Gravidanza, un test non invasivo per le anomalie del DNA
Un test basato sull’esame dei frammenti del DNA fetale presente nel sangue materno è in grado di rilevare la presenza nel nascituro di sindrome di Down e altre anomalie cromosomiche, come la sindrome di Edwards, di Patau, di Klinefelter, di Turner o la Monosomia del cromosoma X. Il principale vantaggio di questo test prenatale è la non invasività, basta infatti un semplice prelievo del sangue.
Il test si chiama Nativa ed è stato sviluppato da BioRep, società del Gruppo Sapio che opera nel campo delle biotecnologie in collaborazione con il Reparto di Ostetricia e Ginecologia dell’Ospedale San Raffaele di Milano. Il test raggiunge una specificità e una sensibilità del 99,9%, maggiore rispetto a un’altra modalità non invasiva ossia il test combinato, ed è in grado di individuare i soggetti a rischio per i quali è consigliabile un ulteriore approfondimento con test invasivi, come amniocentesi e villocentesi.
Secondo le linee guida ministeriali nazionali il test viene interamente eseguito in Italia nei laboratori di BioRep che hanno sede presso il Parco Scientifico San Raffaele di Milano ed è certificato CE-IVD (In Vitro Diagnostics) per l’intero processo di analisi.
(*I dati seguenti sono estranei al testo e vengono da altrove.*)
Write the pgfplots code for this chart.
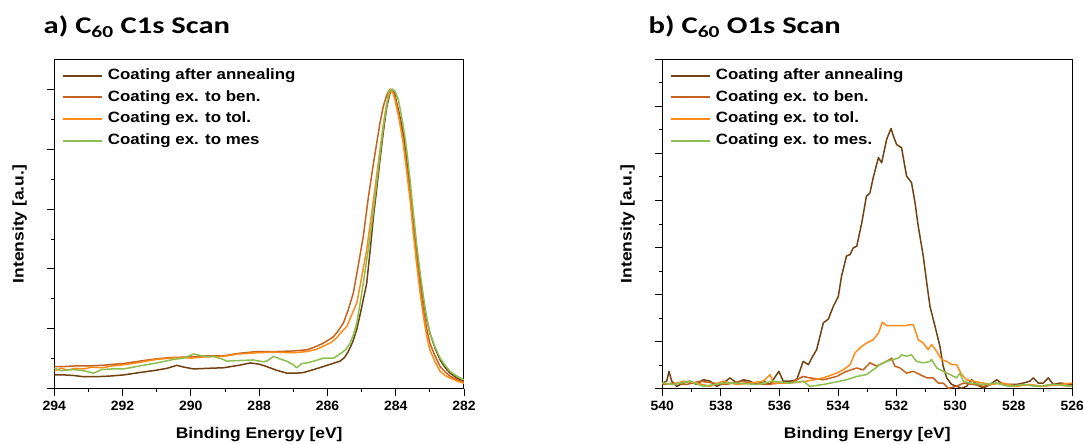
\documentclass[border=0pt]{standalone}
\usepackage{fontspec}
\setmainfont{Liberation Sans}[FakeStretch=1.13]
\newfontfamily\tickfont{Liberation Sans}[FakeStretch=1.04]
\newfontfamily\titlefont{Carlito}[FakeStretch=1.28]
\usepackage{pgfplots}
\pgfplotsset{compat=1.18}
\definecolor{cAnn}{RGB}{112,66,18}
\definecolor{cBen}{RGB}{196,98,30}
\definecolor{cTol}{RGB}{255,140,26}
\definecolor{cMes}{RGB}{140,190,80}
\pgfplotsset{
  xpsstyle/.style={
    scale only axis,
    height=329.4bp,
    anchor=south west,
    x dir=reverse,
    ymin=0,
    tick pos=left,
    tick align=outside,
    major tick length=7bp,
    minor tick length=3.5bp,
    minor tick num=1,
    every tick/.style={black, line width=0.9bp},
    axis line style={line width=1bp},
    yticklabels={},
    /pgf/number format/assume math mode=true,
    tick label style={font=\tickfont\fontsize{13.5}{13.5}\selectfont\bfseries},
    xticklabel style={yshift=-1.5bp},
    every axis x label/.style={at={(axis description cs:0.5,0)}, anchor=base, yshift=-49.5bp, font=\fontsize{15.5}{15.5}\selectfont\bfseries},
    every axis y label/.style={at={(axis description cs:-0.0845,0.5)}, rotate=90, anchor=center, font=\fontsize{15.5}{15.5}\selectfont\bfseries},
    xlabel={Binding Energy [eV]},
    ylabel={Intensity [a.u.]},
    legend cell align=left,
    legend style={at={(0,1)}, anchor=north west, draw=none, fill=none,
      inner xsep=7.4bp, inner ysep=9bp,
      font=\fontsize{15}{15}\selectfont\bfseries,
      nodes={inner sep=0bp, text height=11bp, text depth=3.5bp},
      row sep=7.2bp,
      /tikz/every odd column/.append style={column sep=5bp}},
    legend image code/.code={\draw[#1, line width=2bp] (0bp,0bp) -- (39bp,0bp);},
    every axis plot/.append style={line width=1.5bp, line join=round},
  }
}
\begin{document}
\begin{tikzpicture}
\path[use as bounding box] (0bp,0bp) rectangle (1083bp,444bp);
\node[anchor=base west, inner sep=0pt, font=\titlefont\fontsize{24}{24}\selectfont\bfseries] at (43.5bp,410.5bp) {a) C\textsubscript{60} C1s Scan};
\node[anchor=base west, inner sep=0pt, font=\titlefont\fontsize{24}{24}\selectfont\bfseries] at (648.5bp,410.5bp) {b) C\textsubscript{60} O1s Scan};

\begin{axis}[xpsstyle, at={(54.3bp,55.3bp)}, width=409.7bp,
  xmin=282, xmax=294, ymax=5.5, xtick={282,284,...,294}, ytick={0,1,...,5}]
\addplot[cAnn] coordinates {(294.00,0.23) (293.70,0.23) (293.43,0.22) (293.14,0.20) (292.80,0.20) (292.40,0.21) (291.97,0.23) (291.50,0.27) (291.00,0.31) (290.70,0.34) (290.41,0.39) (290.20,0.36) (289.92,0.33) (289.50,0.34) (289.04,0.35) (288.60,0.39) (288.26,0.43) (288.00,0.41) (287.78,0.37) (287.50,0.31) (287.19,0.26) (286.90,0.26) (286.70,0.27) (286.40,0.32) (286.12,0.37) (285.85,0.42) (285.63,0.46) (285.50,0.52) (285.39,0.62) (285.26,0.78) (285.14,0.99) (285.00,1.35) (284.85,1.76) (284.75,2.30) (284.65,2.88) (284.56,3.32) (284.46,3.82) (284.36,4.30) (284.26,4.71) (284.17,4.93) (284.10,5.00) (284.03,4.92) (283.97,4.77) (283.88,4.55) (283.78,4.27) (283.68,3.82) (283.58,3.32) (283.49,2.82) (283.39,2.32) (283.29,1.88) (283.19,1.49) (283.10,1.18) (283.00,0.93) (282.85,0.68) (282.70,0.48) (282.55,0.35) (282.41,0.26) (282.21,0.18) (282.00,0.12)};
\addlegendentry{Coating after annealing}
\addplot[cBen] coordinates {(294.00,0.37) (293.70,0.37) (293.40,0.38) (293.00,0.38) (292.60,0.39) (292.20,0.41) (291.97,0.42) (291.50,0.46) (291.00,0.50) (290.60,0.52) (290.02,0.53) (289.50,0.55) (289.04,0.55) (288.60,0.59) (288.07,0.62) (287.50,0.62) (287.00,0.63) (286.60,0.65) (286.35,0.70) (286.12,0.76) (285.95,0.82) (285.82,0.87) (285.68,0.97) (285.53,1.10) (285.40,1.30) (285.24,1.60) (285.10,2.05) (284.95,2.54) (284.80,3.20) (284.65,3.77) (284.46,4.44) (284.36,4.72) (284.26,4.91) (284.17,5.00) (284.08,4.96) (284.02,4.88) (283.90,4.55) (283.78,4.16) (283.68,3.72) (283.58,3.27) (283.49,2.74) (283.39,2.21) (283.29,1.75) (283.19,1.32) (283.10,1.02) (283.00,0.76) (282.85,0.55) (282.70,0.37) (282.55,0.28) (282.41,0.21) (282.21,0.15) (282.00,0.11)};
\addlegendentry{Coating ex. to ben.}
\addplot[cTol] coordinates {(294.00,0.30) (293.80,0.34) (293.60,0.31) (293.40,0.34) (293.14,0.33) (292.90,0.36) (292.60,0.35) (292.30,0.38) (291.97,0.40) (291.60,0.43) (291.30,0.46) (291.00,0.49) (290.60,0.51) (290.20,0.52) (290.02,0.51) (289.60,0.53) (289.04,0.54) (288.60,0.58) (288.07,0.60) (287.60,0.61) (287.00,0.60) (286.60,0.62) (286.30,0.66) (286.12,0.71) (285.90,0.77) (285.73,0.85) (285.60,0.94) (285.43,1.04) (285.30,1.22) (285.14,1.43) (285.00,1.85) (284.85,2.32) (284.65,3.16) (284.46,3.99) (284.36,4.42) (284.26,4.77) (284.15,5.00) (284.08,4.94) (284.02,4.82) (283.90,4.50) (283.78,4.10) (283.68,3.63) (283.58,3.16) (283.49,2.62) (283.39,2.10) (283.29,1.62) (283.19,1.21) (283.10,0.90) (283.00,0.65) (282.85,0.45) (282.70,0.29) (282.55,0.22) (282.41,0.18) (282.21,0.13) (282.00,0.09)};
\addlegendentry{Coating ex. to tol.}
\addplot[cMes] coordinates {(294.00,0.34) (293.80,0.30) (293.43,0.32) (293.14,0.30) (292.85,0.26) (292.60,0.32) (292.30,0.33) (291.97,0.33) (291.50,0.38) (291.00,0.43) (290.50,0.49) (290.21,0.51) (289.92,0.58) (289.60,0.54) (289.34,0.54) (289.10,0.50) (288.95,0.46) (288.60,0.47) (288.17,0.48) (287.90,0.45) (287.78,0.46) (287.58,0.54) (287.40,0.50) (287.19,0.46) (287.00,0.40) (286.90,0.35) (286.75,0.42) (286.60,0.43) (286.40,0.46) (286.12,0.51) (285.82,0.51) (285.58,0.60) (285.45,0.66) (285.34,0.76) (285.24,0.90) (285.14,1.10) (285.05,1.40) (284.95,1.76) (284.85,2.15) (284.75,2.54) (284.65,3.00) (284.56,3.43) (284.46,3.92) (284.36,4.38) (284.26,4.75) (284.21,4.96) (284.12,5.00) (284.02,4.97) (283.92,4.82) (283.83,4.55) (283.73,4.21) (283.65,3.85) (283.58,3.49) (283.49,2.98) (283.39,2.43) (283.29,1.96) (283.19,1.54) (283.10,1.21) (283.00,0.93) (282.85,0.70) (282.70,0.51) (282.55,0.39) (282.41,0.29) (282.21,0.21) (282.00,0.15)};
\addlegendentry{Coating ex. to mes}
\end{axis}

\begin{axis}[xpsstyle, at={(662.3bp,55.3bp)}, width=410bp,
  xmin=526, xmax=540, ymax=7, xtick={526,528,...,540}, ytick={0,1,...,7}]
\addplot[cAnn] coordinates {(540.00,0.12) (539.85,0.16) (539.77,0.37) (539.68,0.16) (539.51,0.05) (539.28,0.12) (539.06,0.16) (538.83,0.09) (538.60,0.19) (538.37,0.16) (538.14,0.05) (537.92,0.12) (537.69,0.23) (537.46,0.12) (537.23,0.19) (537.01,0.16) (536.78,0.09) (536.55,0.16) (536.32,0.09) (536.02,0.37) (535.87,0.16) (535.64,0.16) (535.41,0.19) (535.19,0.58) (535.01,0.51) (534.90,0.65) (534.73,0.83) (534.50,1.40) (534.33,1.48) (534.16,1.75) (533.99,1.96) (533.88,2.39) (533.71,2.82) (533.59,2.85) (533.48,2.99) (533.36,3.03) (533.19,3.52) (533.03,4.09) (532.91,4.16) (532.80,4.48) (532.62,4.91) (532.51,4.80) (532.34,5.30) (532.19,5.53) (532.11,5.37) (532.00,5.19) (531.83,5.12) (531.66,4.52) (531.49,4.38) (531.37,3.95) (531.26,3.45) (531.09,2.82) (530.97,2.25) (530.86,1.75) (530.69,1.33) (530.52,0.90) (530.41,0.48) (530.29,0.23) (530.12,0.09) (529.95,0.05) (529.78,0.01) (529.61,0.05) (529.44,0.19) (529.27,0.09) (529.04,0.01) (528.81,0.09) (528.58,0.19) (528.36,0.09) (528.13,0.09) (527.90,0.09) (527.67,0.12) (527.45,0.16) (527.33,0.23) (527.16,0.12) (526.99,0.12) (526.82,0.23) (526.65,0.09) (526.42,0.12) (526.00,0.09)};
\addlegendentry{Coating after annealing}
\addplot[cBen] coordinates {(540.00,0.09) (539.62,0.12) (539.17,0.09) (538.71,0.16) (538.26,0.12) (537.80,0.09) (537.35,0.16) (536.89,0.12) (536.44,0.09) (535.98,0.12) (535.64,0.12) (535.19,0.26) (534.96,0.23) (534.50,0.19) (534.05,0.26) (533.71,0.37) (533.36,0.44) (533.14,0.40) (532.91,0.55) (532.68,0.48) (532.45,0.55) (532.23,0.62) (532.17,0.65) (532.06,0.48) (531.88,0.44) (531.66,0.33) (531.43,0.37) (531.20,0.30) (530.97,0.23) (530.75,0.23) (530.58,0.12) (530.41,0.12) (530.23,0.01) (529.95,0.05) (529.72,0.12) (529.38,0.09) (529.04,0.05) (528.58,0.12) (528.13,0.05) (527.67,0.09) (527.16,0.05) (526.65,0.09) (526.00,0.05)};
\addlegendentry{Coating ex. to ben.}
\addplot[cTol] coordinates {(540.00,0.12) (539.62,0.09) (539.28,0.16) (538.83,0.12) (538.37,0.05) (537.92,0.16) (537.46,0.09) (537.01,0.12) (536.55,0.16) (536.32,0.30) (536.21,0.12) (535.64,0.12) (535.07,0.16) (534.50,0.23) (534.05,0.33) (533.82,0.40) (533.59,0.51) (533.42,0.76) (533.25,0.87) (533.03,0.97) (532.80,1.04) (532.62,1.18) (532.49,1.41) (532.34,1.34) (532.00,1.34) (531.71,1.34) (531.54,1.36) (531.43,1.36) (531.26,1.04) (531.09,0.97) (530.92,0.83) (530.80,0.94) (530.63,0.79) (530.46,0.62) (530.29,0.58) (530.12,0.51) (529.95,0.51) (529.78,0.30) (529.61,0.19) (529.38,0.16) (529.04,0.12) (528.81,0.09) (528.36,0.12) (527.90,0.05) (527.45,0.09) (527.00,0.05) (526.42,0.09) (526.00,0.12)};
\addlegendentry{Coating ex. to tol.}
\addplot[cMes] coordinates {(540.00,0.12) (539.62,0.09) (539.06,0.16) (538.60,0.05) (537.92,0.12) (537.46,0.12) (536.78,0.09) (536.21,0.16) (535.64,0.12) (535.19,0.16) (534.96,0.05) (534.50,0.09) (533.93,0.16) (533.71,0.19) (533.36,0.26) (533.03,0.30) (532.80,0.40) (532.57,0.51) (532.34,0.58) (532.11,0.62) (531.94,0.65) (531.83,0.72) (531.66,0.69) (531.49,0.72) (531.32,0.58) (531.09,0.55) (530.86,0.58) (530.80,0.62) (530.63,0.44) (530.41,0.37) (530.18,0.30) (529.95,0.23) (529.84,0.33) (529.72,0.16) (529.49,0.12) (529.04,0.09) (528.58,0.12) (528.13,0.05) (527.67,0.09) (527.16,0.05) (526.65,0.09) (526.00,0.05)};
\addlegendentry{Coating ex. to mes.}
\end{axis}
\end{tikzpicture}
\end{document}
I soggetti maggiormente candidati al test sono:
- le donne in gravidanza con un’età >35 anni
- le donne con esito positivo a uno screening ecografico e biochimico per anomalie cromosomiche
- le donne a rischio di aborto spontaneo
- le donne con una storia familiare di anomalie cromosomiche
- quando sono presenti evidenze ecografiche di aneuploidia.